O papel do Federal Reserve
Nesta recessão global, estamos todos nos sentindo fracos e vulneráveis ao mesmo tempo. É impossível prever qual será a severidade da recessão nos Estados Unidos e em outras partes do mundo. A estimativa depende de muitos fatores, como a psicologia, as decisões sobre endividamento e os gastos feitos por famílias, companhias e bancos. Uma coisa está clara, porém. O mundo se tornou cada vez mais dependente da força e do sucesso (ou fracasso) das decisões políticas de um banco central: o Federal Reserve dos Estados Unidos. Em parte, isso se deve, é claro, ao fato de que os Estados Unidos continuam sendo a maior economia do mundo, responsáveis por mais de um quarto da produção mundial. A virada espetacular da política monetária e do papel do Fed neste ano, particularmente nos dois últimos meses, é importante simplesmente porque a economia americana é importante. Mas não é só isso. O Fed não apenas reduziu as taxas de juro de curto prazo para 1%. Dobrou também o tamanho de seu próprio balanço, assumindo um novo papel. Hoje funciona como um emprestador capaz de absorver passivos de bancos e companhias americanas.
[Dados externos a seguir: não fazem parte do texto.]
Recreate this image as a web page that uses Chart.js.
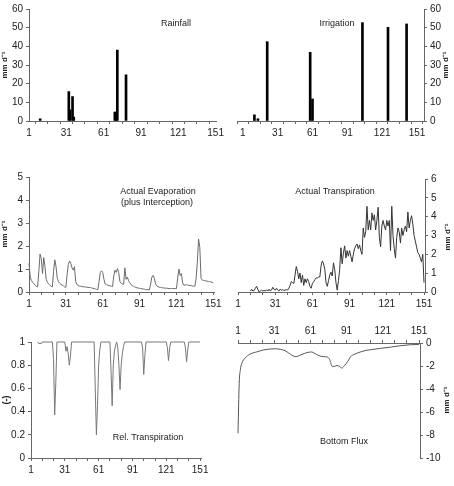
<!DOCTYPE html>
<html>
<head>
<meta charset="utf-8">
<script src="https://cdn.jsdelivr.net/npm/chart.js@4/dist/chart.umd.min.js"></script>
<style>
  html, body { margin: 0; padding: 0; background: #fff; }
  #page { position: relative; width: 454px; height: 486px; overflow: hidden; }
  #page canvas { position: absolute; }
</style>
</head>
<body>
<div id="page">
  <canvas id="rainChart" width="227" height="140" style="left:0;top:0"></canvas>
  <canvas id="irrChart" width="227" height="140" style="left:227px;top:0"></canvas>
  <canvas id="evapChart" width="227" height="171" style="left:0;top:140px"></canvas>
  <canvas id="transpChart" width="227" height="171" style="left:227px;top:140px"></canvas>
  <canvas id="relChart" width="227" height="175" style="left:0;top:311px"></canvas>
  <canvas id="fluxChart" width="227" height="175" style="left:227px;top:311px"></canvas>
</div>
<script>
// day axis ticks: a tick mark every 10 days, a label every 30
const dayTickValues = [1, 11, 21, 31, 41, 51, 61, 71, 81, 91, 101, 111, 121, 131, 141, 151];
const dayTickLabels = [1, 31, 61, 91, 121, 151];

// Rainfall (mm/d)
const rainfallDays = [10, 33, 34, 36, 37, 70, 71, 72, 79];
const rainfallValues = [1.2, 15.8, 6, 13.1, 2.1, 4.8, 4.8, 38, 24.7];

// Irrigation (mm/d)
const irrigationDays = [11, 14, 22, 59, 61, 104, 126, 142];
const irrigationValues = [3.3, 1.2, 42.5, 36.8, 11.8, 52.7, 50.2, 52];

// Actual evaporation plus interception (mm/d), days 1..151
const evaporationValues = [
  1.25, 0.65, 0.5, 0.42, 0.36, 0.3, 0.25, 0.22, 0.9, 1.65,
  1.45, 0.8, 1.5, 1.1, 0.55, 0.42, 0.35, 0.3, 0.25, 0.22,
  0.9, 1.4, 1.1, 0.6, 0.45, 0.38, 0.33, 0.3, 0.27, 0.22,
  0.2, 0.75, 1.2, 1.35, 1.25, 1.05, 0.95, 1.1, 0.45, 0.32,
  0.28, 0.26, 0.25, 0.24, 0.23, 0.22, 0.22, 0.21, 0.2, 0.2,
  0.19, 0.18, 0.16, 0.15, 0.13, 0.11, 0.1, 0.45, 0.85, 0.92,
  0.85, 0.55, 0.35, 0.32, 0.3, 0.28, 0.27, 0.25, 0.24, 0.7,
  0.95, 0.85, 1.02, 0.85, 0.45, 0.38, 0.35, 0.33, 1.05, 0.55,
  0.65, 0.5, 0.4, 0.32, 0.28, 0.25, 0.22, 0.2, 0.18, 0.17,
  0.16, 0.15, 0.14, 0.13, 0.12, 0.11, 0.1, 0.1, 0.09, 0.35,
  0.65, 0.72, 0.6, 0.35, 0.27, 0.23, 0.21, 0.2, 0.19, 0.18,
  0.17, 0.17, 0.16, 0.16, 0.15, 0.15, 0.15, 0.15, 0.15, 0.15,
  0.15, 0.6, 1.0, 0.72, 0.8, 0.4, 0.3, 0.3, 0.32, 0.3,
  0.3, 0.28, 0.28, 0.26, 0.25, 0.25, 0.6, 1.3, 2.3, 1.95,
  0.6, 0.52, 0.5, 0.5, 0.48, 0.47, 0.46, 0.45, 0.44, 0.42,
  0.4
];

// Actual transpiration (mm/d), days 1..151 (no crop before day 11)
const transpirationValues = [
  null, null, null, null, null, null, null, null, null, null,
  0.05, 0.15, 0.05, 0.08, 0.2, 0.3, 0.15, 0.0, 0.05, 0.1,
  0.05, 0.08, 0.05, 0.12, 0.05, 0.15, 0.05, 0.1, 0.25, 0.15,
  0.1, 0.2, 0.1, 0.05, 0.15, 0.1, 0.12, 0.08, 0.1, 0.12,
  0.1, 0.2, 0.35, 0.55, 0.5, 0.45, 0.9, 1.35, 1.1, 0.7,
  1.0, 0.5, 0.9, 0.35, 0.7, 0.5, 0.7, 0.55, 0.3, 0.2,
  0.45, 0.55, 0.65, 0.75, 0.75, 0.8, 0.8, 1.4, 1.65, 1.5,
  1.2, 0.5, 0.3, 0.6, 0.9, 1.05, 0.85, 1.55, 1.2, 0.5,
  0.1, 0.6, 1.2, 2.35, 1.5, 2.05, 2.45, 1.8, 2.2, 1.9,
  2.2, 1.9, 1.6, 2.0, 2.3, 2.45, 2.55, 2.3, 2.5, 2.2,
  2.0, 3.4, 2.9, 3.2, 4.55, 3.3, 3.8, 3.3, 4.2, 3.8,
  4.1, 3.3, 3.8, 4.5, 2.9, 2.4, 3.5, 3.8, 3.5, 3.3,
  3.8, 3.5, 3.8, 2.2, 4.55, 3.0, 2.3, 1.8, 2.9, 3.4,
  3.2, 2.6, 3.4, 3.0, 3.3, 3.5, 3.2, 4.25, 3.4, 3.8,
  4.05, 3.6, 3.0, 2.7, 2.4, 2.1, 2.0, 1.8, 1.6, 2.0,
  0.5
];

// Relative transpiration (-)
const relTranspDays = [7, 8, 9, 10, 11, 20, 21, 22, 23, 24, 31, 32, 33, 34, 35, 36, 37,
  57, 58, 59, 60, 61, 62, 63, 71, 72, 73, 74, 75, 76, 77, 78, 79, 80, 81, 82, 83, 84,
  99, 100, 101, 102, 103, 121, 122, 123, 124, 125, 137, 138, 139, 140, 141, 151];
const relTranspValues = [1, 0.985, 0.99, 0.985, 1, 1, 0.85, 0.37, 0.65, 1, 1, 0.92, 0.96, 0.9, 0.8, 0.88, 1,
  1, 0.6, 0.2, 0.45, 0.8, 0.93, 1, 1, 0.75, 0.45, 0.8, 0.92, 0.97, 1, 0.95, 0.8, 0.59, 0.8, 0.9, 0.96, 1,
  1, 0.95, 0.72, 0.88, 1, 1, 0.95, 0.84, 0.95, 1, 1, 0.95, 0.83, 0.93, 1, 1];

// Bottom flux (mm/d)
const bottomFluxDays = [1, 2, 3, 4, 7, 11, 17, 22, 28, 32, 36, 40, 43, 46, 49, 51, 54, 58, 62, 64,
  68, 72, 75, 77, 79, 81, 83, 85, 87, 89, 92, 94, 98, 103, 107, 111, 119, 128, 136, 144, 151];
const bottomFluxValues = [-7.85, -3.5, -2.3, -1.8, -1.3, -0.96, -0.76, -0.61, -0.52, -0.5, -0.55, -0.67, -0.87, -1.08, -1.19, -1.13, -0.99, -0.84, -0.78, -0.87,
  -1.1, -1.19, -1.22, -1.45, -2.03, -2.03, -1.95, -2.03, -2.18, -1.98, -1.6, -1.22, -0.96, -0.76, -0.64, -0.58, -0.47, -0.35, -0.23, -0.15, -0.12];

const AXIS = '#666';
const FONT = '"Liberation Sans", Arial, sans-serif';
Chart.defaults.font.family = FONT;
Chart.defaults.font.size = 10;
Chart.defaults.color = '#222';

// small plugin for the panel captions and rotated axis titles
const panelText = {
  id: 'panelText',
  afterDraw(chart, args, opts) {
    const ctx = chart.ctx;
    (opts.items || []).forEach(it => {
      ctx.save();
      ctx.font = it.font || '9px ' + FONT;
      ctx.fillStyle = '#222';
      ctx.textAlign = 'center';
      ctx.textBaseline = 'middle';
      ctx.translate(it.x, it.y);
      if (it.rotate) ctx.rotate(-Math.PI / 2);
      ctx.fillText(it.text, 0, 0);
      ctx.restore();
    });
  }
};

const UNIT = 'mm d\u207B\u00B9';
const titleFont = 'bold 8px ' + FONT;

function pairs(xs, ys) {
  return xs.map((x, i) => ({ x, y: ys[i] }));
}

function dayAxis(min, max, position, height) {
  return {
    type: 'linear',
    position: position || 'bottom',
    min, max,
    offset: false,
    grid: { drawOnChartArea: false, tickLength: 3, color: AXIS },
    border: { color: AXIS },
    afterBuildTicks: axis => { axis.ticks = dayTickValues.map(v => ({ value: v })); },
    afterFit: s => { s.height = height; },
    ticks: {
      autoSkip: false,
      maxRotation: 0,
      padding: 3,
      callback: v => (dayTickLabels.includes(v) ? String(v) : '')
    }
  };
}

function valueAxis(min, max, step, position, width) {
  return {
    type: 'linear',
    position,
    min, max,
    grid: { drawOnChartArea: false, tickLength: 3, color: AXIS },
    border: { color: AXIS },
    afterFit: s => { s.width = width; },
    ticks: { stepSize: step, padding: 3, callback: v => String(+Number(v).toFixed(1)) }
  };
}

function makeChart(id, type, dataset, scales, padding, items) {
  const ctx = document.getElementById(id).getContext('2d');
  return new Chart(ctx, {
    type,
    data: { datasets: [dataset] },
    options: {
      responsive: false,
      animation: false,
      devicePixelRatio: 1,
      events: [],
      layout: { padding },
      plugins: {
        legend: { display: false },
        tooltip: { enabled: false },
        panelText: { items }
      },
      scales
    },
    plugins: [panelText]
  });
}

function barSet(days, vals) {
  return {
    data: pairs(days, vals),
    backgroundColor: '#000',
    borderWidth: 0,
    barThickness: 2
  };
}

function lineSet(days, vals, color, smooth) {
  return {
    data: pairs(days, vals),
    borderColor: color,
    borderWidth: 1,
    pointRadius: 0,
    tension: 0,
    cubicInterpolationMode: smooth ? 'monotone' : 'default',
    spanGaps: false,
    clip: false
  };
}

const evapDays = evaporationValues.map((v, i) => i + 1);
const transpDays = transpirationValues.map((v, i) => i + 1);

makeChart('rainChart', 'bar', barSet(rainfallDays, rainfallValues), {
  x: dayAxis(1, 152, 'bottom', 19),
  y: valueAxis(0, 60, 10, 'left', 29)
}, { top: 9, left: 0, right: 8.5, bottom: 0 }, [
  { text: UNIT, x: 5, y: 65, rotate: true, font: titleFont },
  { text: 'Rainfall', x: 176, y: 24 }
]);

makeChart('irrChart', 'bar', barSet(irrigationDays, irrigationValues), {
  x: dayAxis(-4, 157, 'bottom', 19),
  y: valueAxis(0, 60, 10, 'right', 30)
}, { top: 9, left: 10, right: 0, bottom: 0 }, [
  { text: UNIT, x: 219, y: 65, rotate: true, font: titleFont },
  { text: 'Irrigation', x: 110, y: 24 }
]);

makeChart('evapChart', 'line', lineSet(evapDays, evaporationValues, '#6b6b6b'), {
  x: dayAxis(1, 151.8, 'bottom', 19),
  y: valueAxis(0, 5, 1, 'left', 29)
}, { top: 37, left: 0, right: 12.7, bottom: 0 }, [
  { text: UNIT, x: 5, y: 94, rotate: true, font: titleFont },
  { text: 'Actual Evaporation', x: 158, y: 52 },
  { text: '(plus Interception)', x: 157, y: 63 }
]);

makeChart('transpChart', 'line', lineSet(transpDays, transpirationValues, '#333'), {
  x: dayAxis(1, 151.8, 'bottom', 19),
  y: valueAxis(0, 6, 1, 'right', 29)
}, { top: 39, left: 11, right: 0, bottom: 0 }, [
  { text: UNIT, x: 220.5, y: 97, rotate: true, font: titleFont },
  { text: 'Actual Transpiration', x: 108, y: 52 }
]);

makeChart('relChart', 'line', lineSet(relTranspDays, relTranspValues, '#777'), {
  x: dayAxis(1, 151.8, 'bottom', 28),
  y: valueAxis(0, 1, 0.2, 'left', 31)
}, { top: 31, left: 0, right: 26, bottom: 0 }, [
  { text: '(-)', x: 6.5, y: 89, rotate: true, font: 'bold 9px ' + FONT },
  { text: 'Rel. Transpiration', x: 148, y: 127 }
]);

makeChart('fluxChart', 'line', lineSet(bottomFluxDays, bottomFluxValues, '#555', true), {
  x: dayAxis(1, 151.8, 'top', 32),
  y: valueAxis(-10, 0, 2, 'right', 34)
}, { top: 0, left: 11, right: 0, bottom: 28 }, [
  { text: UNIT, x: 219.5, y: 89, rotate: true, font: titleFont },
  { text: 'Bottom Flux', x: 117, y: 131 }
]);
</script>
</body>
</html>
Além disso, o Fed se tornou um emprestador internacional crucial. No fim de outubro, estendeu suas facilidades de swap de dólares a Brasil, Coréia do Sul, México e Cingapura na tentativa de impedir que a escassez da moeda americana nessas economias importantes e bem geridas viesse a causar um novo caos financeiro. Os poderes do Fed não são infinitos, com certeza. Sua credibilidade como banco central também tem limites. Se alguém acha, porém, que estamos num mundo pós-americano, procure prestar atenção nas ações do Fed.